Working data

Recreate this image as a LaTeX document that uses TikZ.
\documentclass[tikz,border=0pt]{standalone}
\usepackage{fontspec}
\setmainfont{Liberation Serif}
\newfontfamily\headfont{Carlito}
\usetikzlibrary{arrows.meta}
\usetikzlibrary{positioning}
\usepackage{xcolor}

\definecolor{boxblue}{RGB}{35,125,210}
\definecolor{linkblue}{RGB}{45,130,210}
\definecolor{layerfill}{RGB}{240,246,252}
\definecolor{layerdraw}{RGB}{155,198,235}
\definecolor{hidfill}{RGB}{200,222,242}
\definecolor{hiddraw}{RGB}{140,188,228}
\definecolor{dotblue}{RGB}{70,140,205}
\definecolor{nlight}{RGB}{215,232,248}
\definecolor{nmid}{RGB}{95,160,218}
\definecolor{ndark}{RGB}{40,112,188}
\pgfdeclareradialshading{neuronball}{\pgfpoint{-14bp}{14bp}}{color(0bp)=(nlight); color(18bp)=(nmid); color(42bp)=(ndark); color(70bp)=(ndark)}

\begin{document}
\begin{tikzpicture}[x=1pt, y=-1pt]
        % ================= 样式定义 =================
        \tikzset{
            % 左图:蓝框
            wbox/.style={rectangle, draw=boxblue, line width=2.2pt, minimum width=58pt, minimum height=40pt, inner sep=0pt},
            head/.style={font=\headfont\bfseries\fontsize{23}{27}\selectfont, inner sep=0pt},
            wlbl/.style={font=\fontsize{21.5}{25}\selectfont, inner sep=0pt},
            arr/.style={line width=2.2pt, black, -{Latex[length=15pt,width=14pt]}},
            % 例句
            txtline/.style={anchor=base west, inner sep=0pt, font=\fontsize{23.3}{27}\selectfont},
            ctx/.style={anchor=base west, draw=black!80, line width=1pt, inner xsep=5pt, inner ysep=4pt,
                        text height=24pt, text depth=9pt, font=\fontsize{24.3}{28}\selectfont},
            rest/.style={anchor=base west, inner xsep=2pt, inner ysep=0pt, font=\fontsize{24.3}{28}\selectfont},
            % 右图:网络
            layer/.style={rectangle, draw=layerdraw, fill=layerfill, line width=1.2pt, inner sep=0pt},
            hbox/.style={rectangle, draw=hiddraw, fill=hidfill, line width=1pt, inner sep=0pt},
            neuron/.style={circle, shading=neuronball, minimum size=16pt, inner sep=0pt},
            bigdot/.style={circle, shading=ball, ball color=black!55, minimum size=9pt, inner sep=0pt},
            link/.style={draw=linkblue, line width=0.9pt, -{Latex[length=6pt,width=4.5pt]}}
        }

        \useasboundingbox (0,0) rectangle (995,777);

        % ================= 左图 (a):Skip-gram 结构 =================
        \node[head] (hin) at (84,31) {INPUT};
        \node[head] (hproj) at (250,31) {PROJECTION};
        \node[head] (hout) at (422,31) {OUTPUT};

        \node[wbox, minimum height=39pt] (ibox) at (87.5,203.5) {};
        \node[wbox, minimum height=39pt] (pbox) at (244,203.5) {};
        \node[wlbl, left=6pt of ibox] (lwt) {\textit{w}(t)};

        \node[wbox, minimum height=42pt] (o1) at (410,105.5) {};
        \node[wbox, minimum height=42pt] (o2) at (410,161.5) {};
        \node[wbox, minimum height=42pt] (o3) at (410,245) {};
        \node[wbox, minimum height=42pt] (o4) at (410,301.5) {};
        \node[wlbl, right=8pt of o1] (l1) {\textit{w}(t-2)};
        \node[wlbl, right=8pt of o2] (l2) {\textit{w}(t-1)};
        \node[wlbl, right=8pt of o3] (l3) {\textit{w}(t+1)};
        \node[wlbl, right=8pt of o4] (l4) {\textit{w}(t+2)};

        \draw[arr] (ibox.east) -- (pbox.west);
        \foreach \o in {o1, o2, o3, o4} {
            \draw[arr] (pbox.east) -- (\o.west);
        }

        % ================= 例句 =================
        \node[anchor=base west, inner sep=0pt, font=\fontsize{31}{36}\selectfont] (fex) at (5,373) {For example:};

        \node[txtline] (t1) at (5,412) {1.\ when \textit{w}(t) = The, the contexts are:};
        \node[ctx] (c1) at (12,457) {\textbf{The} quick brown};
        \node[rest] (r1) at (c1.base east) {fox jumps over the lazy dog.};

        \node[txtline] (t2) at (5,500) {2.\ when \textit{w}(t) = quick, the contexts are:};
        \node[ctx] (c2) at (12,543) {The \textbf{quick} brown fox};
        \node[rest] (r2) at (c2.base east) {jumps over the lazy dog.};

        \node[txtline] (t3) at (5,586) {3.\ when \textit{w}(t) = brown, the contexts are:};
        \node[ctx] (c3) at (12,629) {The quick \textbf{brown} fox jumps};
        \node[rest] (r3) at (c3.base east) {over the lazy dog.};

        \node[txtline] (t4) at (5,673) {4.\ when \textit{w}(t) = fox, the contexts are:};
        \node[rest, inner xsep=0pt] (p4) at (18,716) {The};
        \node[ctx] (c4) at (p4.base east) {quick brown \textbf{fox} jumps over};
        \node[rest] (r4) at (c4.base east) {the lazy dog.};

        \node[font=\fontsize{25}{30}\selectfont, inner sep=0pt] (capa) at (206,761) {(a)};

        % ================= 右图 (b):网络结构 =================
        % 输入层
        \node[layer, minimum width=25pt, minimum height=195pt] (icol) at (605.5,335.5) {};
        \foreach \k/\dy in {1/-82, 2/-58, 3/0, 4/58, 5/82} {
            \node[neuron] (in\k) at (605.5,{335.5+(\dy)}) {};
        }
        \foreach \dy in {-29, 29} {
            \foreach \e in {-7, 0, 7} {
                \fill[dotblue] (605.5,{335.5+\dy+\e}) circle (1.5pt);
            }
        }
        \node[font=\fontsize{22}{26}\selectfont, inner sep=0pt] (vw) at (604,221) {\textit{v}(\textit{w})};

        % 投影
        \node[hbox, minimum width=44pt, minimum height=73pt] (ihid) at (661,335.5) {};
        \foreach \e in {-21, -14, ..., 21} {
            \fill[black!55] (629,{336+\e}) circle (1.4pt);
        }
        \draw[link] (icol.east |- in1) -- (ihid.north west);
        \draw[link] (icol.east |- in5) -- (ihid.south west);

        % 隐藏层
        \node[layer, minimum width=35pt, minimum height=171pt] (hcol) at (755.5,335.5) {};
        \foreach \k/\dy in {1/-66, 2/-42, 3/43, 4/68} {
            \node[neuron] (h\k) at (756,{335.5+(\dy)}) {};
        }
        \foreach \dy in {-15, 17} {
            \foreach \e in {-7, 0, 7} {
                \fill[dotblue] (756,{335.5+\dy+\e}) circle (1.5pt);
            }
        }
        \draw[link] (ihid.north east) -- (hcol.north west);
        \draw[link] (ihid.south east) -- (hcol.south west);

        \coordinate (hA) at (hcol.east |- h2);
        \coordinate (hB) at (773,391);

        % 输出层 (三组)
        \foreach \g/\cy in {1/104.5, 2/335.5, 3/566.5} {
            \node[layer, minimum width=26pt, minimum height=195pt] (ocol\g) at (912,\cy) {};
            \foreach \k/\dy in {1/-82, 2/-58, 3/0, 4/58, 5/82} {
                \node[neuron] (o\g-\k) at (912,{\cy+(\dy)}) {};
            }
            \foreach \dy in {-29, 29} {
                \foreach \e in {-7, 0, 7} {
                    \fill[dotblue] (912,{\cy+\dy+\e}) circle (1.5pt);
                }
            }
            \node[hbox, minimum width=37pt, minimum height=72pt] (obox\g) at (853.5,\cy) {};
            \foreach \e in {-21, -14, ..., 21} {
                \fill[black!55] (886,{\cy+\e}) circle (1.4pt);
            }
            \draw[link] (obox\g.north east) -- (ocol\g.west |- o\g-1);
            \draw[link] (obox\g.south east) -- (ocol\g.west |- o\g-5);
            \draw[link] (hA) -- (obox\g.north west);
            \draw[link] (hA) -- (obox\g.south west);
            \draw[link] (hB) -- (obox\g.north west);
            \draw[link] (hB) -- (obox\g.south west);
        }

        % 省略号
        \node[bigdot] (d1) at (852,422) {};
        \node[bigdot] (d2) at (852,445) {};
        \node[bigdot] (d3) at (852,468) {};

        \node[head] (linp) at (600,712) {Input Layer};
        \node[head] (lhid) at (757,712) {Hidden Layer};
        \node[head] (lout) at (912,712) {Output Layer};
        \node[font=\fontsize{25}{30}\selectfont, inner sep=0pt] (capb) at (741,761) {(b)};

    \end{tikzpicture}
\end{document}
--
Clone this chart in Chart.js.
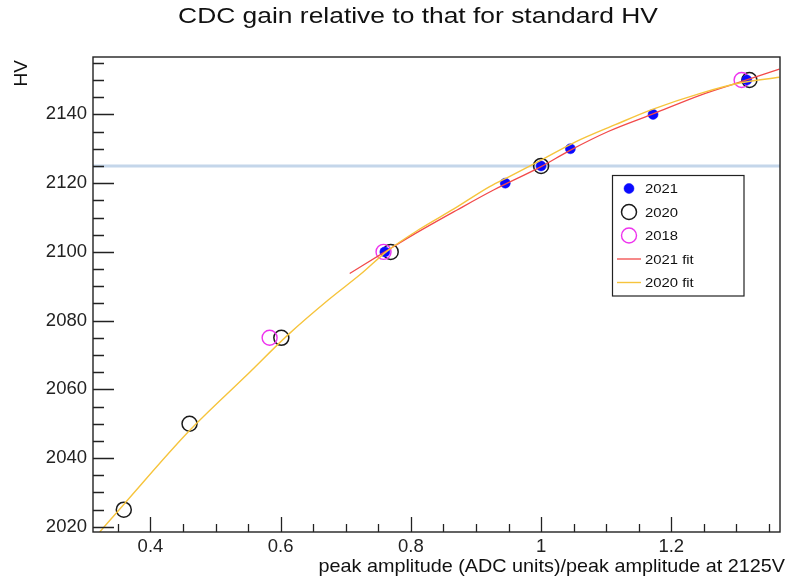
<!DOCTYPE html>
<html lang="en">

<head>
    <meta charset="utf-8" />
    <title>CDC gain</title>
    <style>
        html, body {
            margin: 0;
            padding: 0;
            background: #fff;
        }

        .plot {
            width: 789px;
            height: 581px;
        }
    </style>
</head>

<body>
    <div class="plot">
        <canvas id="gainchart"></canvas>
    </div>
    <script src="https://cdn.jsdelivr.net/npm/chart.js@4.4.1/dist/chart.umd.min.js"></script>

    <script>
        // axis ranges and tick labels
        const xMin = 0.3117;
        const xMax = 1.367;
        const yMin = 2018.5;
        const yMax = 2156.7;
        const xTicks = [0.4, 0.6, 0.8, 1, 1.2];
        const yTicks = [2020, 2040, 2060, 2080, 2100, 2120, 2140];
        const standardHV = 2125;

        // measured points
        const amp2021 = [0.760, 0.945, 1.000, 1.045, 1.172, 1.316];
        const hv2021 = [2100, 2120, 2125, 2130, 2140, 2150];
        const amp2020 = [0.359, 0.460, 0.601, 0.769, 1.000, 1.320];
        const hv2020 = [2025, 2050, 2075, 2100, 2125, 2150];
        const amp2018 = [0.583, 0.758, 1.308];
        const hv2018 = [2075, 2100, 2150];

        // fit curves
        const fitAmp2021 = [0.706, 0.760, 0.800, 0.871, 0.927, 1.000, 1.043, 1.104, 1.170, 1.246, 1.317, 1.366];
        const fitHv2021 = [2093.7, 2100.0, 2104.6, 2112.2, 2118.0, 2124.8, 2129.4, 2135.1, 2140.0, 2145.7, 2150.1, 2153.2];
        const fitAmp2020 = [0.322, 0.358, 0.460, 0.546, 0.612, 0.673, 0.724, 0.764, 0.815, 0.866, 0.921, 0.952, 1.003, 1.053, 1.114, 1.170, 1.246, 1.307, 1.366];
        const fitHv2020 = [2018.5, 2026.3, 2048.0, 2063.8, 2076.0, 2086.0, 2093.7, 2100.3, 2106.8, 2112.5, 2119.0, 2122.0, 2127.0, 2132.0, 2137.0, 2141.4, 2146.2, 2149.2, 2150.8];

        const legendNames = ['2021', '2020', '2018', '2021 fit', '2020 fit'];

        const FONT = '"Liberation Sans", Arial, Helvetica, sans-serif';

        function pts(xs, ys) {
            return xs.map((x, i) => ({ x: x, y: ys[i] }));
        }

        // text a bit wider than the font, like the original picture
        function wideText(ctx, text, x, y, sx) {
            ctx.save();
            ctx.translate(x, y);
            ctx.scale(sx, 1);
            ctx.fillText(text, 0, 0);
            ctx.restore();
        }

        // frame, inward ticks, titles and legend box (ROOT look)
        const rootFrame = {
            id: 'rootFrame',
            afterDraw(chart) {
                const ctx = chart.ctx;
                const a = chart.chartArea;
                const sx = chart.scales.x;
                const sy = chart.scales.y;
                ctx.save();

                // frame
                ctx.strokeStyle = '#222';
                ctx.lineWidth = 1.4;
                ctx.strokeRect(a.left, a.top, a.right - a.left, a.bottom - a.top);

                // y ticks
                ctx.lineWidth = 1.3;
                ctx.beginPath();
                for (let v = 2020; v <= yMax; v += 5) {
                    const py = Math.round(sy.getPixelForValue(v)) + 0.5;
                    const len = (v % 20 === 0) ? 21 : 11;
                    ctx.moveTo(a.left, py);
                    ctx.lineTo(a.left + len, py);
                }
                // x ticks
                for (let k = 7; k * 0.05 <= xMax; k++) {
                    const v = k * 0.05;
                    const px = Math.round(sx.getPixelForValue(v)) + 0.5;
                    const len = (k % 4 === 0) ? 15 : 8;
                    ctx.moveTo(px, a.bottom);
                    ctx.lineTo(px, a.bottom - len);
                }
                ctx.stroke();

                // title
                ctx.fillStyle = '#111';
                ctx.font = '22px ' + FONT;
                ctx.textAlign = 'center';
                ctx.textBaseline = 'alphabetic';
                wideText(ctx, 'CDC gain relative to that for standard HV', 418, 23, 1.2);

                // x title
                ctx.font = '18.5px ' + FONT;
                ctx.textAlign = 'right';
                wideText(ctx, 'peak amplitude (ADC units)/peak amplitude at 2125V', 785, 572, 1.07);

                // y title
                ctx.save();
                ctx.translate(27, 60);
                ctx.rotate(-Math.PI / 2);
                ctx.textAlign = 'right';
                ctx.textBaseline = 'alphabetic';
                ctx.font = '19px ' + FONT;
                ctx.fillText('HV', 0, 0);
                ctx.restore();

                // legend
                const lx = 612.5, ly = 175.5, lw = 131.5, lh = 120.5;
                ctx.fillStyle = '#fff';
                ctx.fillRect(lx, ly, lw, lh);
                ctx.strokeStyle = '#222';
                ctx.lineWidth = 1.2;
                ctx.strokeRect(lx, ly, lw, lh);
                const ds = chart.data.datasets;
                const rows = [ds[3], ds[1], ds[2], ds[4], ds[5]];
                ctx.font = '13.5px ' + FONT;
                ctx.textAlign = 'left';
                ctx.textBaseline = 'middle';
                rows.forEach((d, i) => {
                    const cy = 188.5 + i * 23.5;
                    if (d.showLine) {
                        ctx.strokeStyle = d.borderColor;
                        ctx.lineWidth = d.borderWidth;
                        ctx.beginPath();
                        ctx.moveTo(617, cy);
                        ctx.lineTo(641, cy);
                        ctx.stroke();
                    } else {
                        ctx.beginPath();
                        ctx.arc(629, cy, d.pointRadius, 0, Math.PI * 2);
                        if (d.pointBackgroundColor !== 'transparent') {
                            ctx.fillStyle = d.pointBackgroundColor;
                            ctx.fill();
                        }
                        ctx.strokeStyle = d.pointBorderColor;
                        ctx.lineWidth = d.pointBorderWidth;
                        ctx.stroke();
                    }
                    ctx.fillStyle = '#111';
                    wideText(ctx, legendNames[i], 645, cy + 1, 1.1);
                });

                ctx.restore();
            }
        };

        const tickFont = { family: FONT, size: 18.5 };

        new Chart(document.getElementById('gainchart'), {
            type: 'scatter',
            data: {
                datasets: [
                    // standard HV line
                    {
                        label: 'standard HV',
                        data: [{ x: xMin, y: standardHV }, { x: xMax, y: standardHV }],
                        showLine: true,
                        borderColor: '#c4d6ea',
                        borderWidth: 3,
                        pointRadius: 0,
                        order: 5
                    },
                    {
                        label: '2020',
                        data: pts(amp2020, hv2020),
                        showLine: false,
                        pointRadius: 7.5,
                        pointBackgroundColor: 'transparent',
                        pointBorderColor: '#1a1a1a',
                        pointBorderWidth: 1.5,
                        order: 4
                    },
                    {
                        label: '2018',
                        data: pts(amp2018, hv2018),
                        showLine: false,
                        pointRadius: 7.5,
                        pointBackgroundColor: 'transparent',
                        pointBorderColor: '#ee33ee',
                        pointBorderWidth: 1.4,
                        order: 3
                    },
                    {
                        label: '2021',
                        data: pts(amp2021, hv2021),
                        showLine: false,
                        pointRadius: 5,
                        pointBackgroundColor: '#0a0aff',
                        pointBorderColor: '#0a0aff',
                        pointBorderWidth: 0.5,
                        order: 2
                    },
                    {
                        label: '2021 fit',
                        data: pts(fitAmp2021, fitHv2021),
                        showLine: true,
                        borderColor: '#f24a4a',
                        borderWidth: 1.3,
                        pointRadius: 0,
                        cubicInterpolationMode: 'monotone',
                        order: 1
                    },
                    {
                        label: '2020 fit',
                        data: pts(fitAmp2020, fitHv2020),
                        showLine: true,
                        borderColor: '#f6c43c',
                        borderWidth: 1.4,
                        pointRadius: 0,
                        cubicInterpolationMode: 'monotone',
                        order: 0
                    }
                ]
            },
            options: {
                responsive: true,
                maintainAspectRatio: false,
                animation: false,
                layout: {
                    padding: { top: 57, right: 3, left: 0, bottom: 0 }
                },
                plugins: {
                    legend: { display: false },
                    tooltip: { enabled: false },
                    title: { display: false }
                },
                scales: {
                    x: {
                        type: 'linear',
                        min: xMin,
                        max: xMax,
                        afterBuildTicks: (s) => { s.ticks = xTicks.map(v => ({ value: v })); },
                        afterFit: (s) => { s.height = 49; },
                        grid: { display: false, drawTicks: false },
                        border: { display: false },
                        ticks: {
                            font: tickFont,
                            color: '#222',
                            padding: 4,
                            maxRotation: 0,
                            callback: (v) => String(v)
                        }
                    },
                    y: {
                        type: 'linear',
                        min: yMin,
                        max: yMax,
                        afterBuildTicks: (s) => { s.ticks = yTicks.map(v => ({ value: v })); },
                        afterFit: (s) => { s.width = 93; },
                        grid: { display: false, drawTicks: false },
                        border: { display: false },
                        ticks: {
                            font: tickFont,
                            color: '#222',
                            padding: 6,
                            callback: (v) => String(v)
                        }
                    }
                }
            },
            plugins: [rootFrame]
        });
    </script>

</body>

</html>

Instructions for the task
Using the records above, pull out each line where the word "this" occurs.

Correct response
Recreate this image as a LaTeX document that uses TikZ.
Clone this chart in Chart.js.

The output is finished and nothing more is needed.